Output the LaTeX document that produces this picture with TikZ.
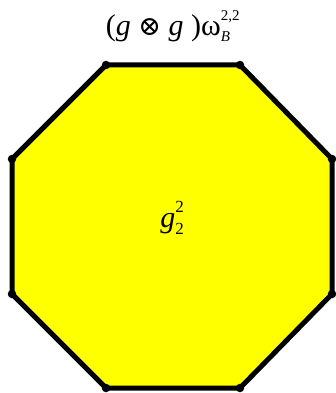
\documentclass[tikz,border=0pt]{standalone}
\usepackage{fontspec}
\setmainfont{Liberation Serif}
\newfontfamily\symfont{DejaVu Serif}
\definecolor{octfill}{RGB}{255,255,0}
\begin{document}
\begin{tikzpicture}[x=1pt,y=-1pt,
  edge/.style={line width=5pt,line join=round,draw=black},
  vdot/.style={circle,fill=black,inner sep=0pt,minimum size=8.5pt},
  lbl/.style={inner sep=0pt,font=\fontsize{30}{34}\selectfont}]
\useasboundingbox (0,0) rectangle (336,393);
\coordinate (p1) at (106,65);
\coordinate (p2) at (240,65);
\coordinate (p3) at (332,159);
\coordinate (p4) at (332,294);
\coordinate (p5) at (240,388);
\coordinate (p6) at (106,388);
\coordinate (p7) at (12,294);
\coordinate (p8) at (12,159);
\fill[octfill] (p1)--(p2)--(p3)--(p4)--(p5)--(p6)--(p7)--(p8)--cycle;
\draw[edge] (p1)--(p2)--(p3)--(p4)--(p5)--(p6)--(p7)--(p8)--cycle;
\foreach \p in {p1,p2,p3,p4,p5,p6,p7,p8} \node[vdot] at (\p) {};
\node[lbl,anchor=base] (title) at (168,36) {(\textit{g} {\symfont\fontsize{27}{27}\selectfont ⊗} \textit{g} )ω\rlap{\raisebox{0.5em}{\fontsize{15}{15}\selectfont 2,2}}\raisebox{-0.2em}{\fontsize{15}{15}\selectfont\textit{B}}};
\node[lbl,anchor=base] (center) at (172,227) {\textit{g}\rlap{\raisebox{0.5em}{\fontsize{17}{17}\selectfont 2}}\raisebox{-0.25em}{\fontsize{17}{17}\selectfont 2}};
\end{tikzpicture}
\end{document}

----

_Task statement:_
Except for the pictures, copy the material above exactly.

_Exercise response:_
Output the LaTeX document that produces this picture with TikZ.
\documentclass[tikz,border=0pt]{standalone}
\usepackage{fontspec}
\setmainfont{Liberation Serif}
\newfontfamily\symfont{DejaVu Serif}
\definecolor{octfill}{RGB}{255,255,0}
\begin{document}
\begin{tikzpicture}[x=1pt,y=-1pt,
  edge/.style={line width=5pt,line join=round,draw=black},
  vdot/.style={circle,fill=black,inner sep=0pt,minimum size=8.5pt},
  lbl/.style={inner sep=0pt,font=\fontsize{30}{34}\selectfont}]
\useasboundingbox (0,0) rectangle (336,393);
\coordinate (p1) at (106,65);
\coordinate (p2) at (240,65);
\coordinate (p3) at (332,159);
\coordinate (p4) at (332,294);
\coordinate (p5) at (240,388);
\coordinate (p6) at (106,388);
\coordinate (p7) at (12,294);
\coordinate (p8) at (12,159);
\fill[octfill] (p1)--(p2)--(p3)--(p4)--(p5)--(p6)--(p7)--(p8)--cycle;
\draw[edge] (p1)--(p2)--(p3)--(p4)--(p5)--(p6)--(p7)--(p8)--cycle;
\foreach \p in {p1,p2,p3,p4,p5,p6,p7,p8} \node[vdot] at (\p) {};
\node[lbl,anchor=base] (title) at (168,36) {(\textit{g} {\symfont\fontsize{27}{27}\selectfont ⊗} \textit{g} )ω\rlap{\raisebox{0.5em}{\fontsize{15}{15}\selectfont 2,2}}\raisebox{-0.2em}{\fontsize{15}{15}\selectfont\textit{B}}};
\node[lbl,anchor=base] (center) at (172,227) {\textit{g}\rlap{\raisebox{0.5em}{\fontsize{17}{17}\selectfont 2}}\raisebox{-0.25em}{\fontsize{17}{17}\selectfont 2}};
\end{tikzpicture}
\end{document}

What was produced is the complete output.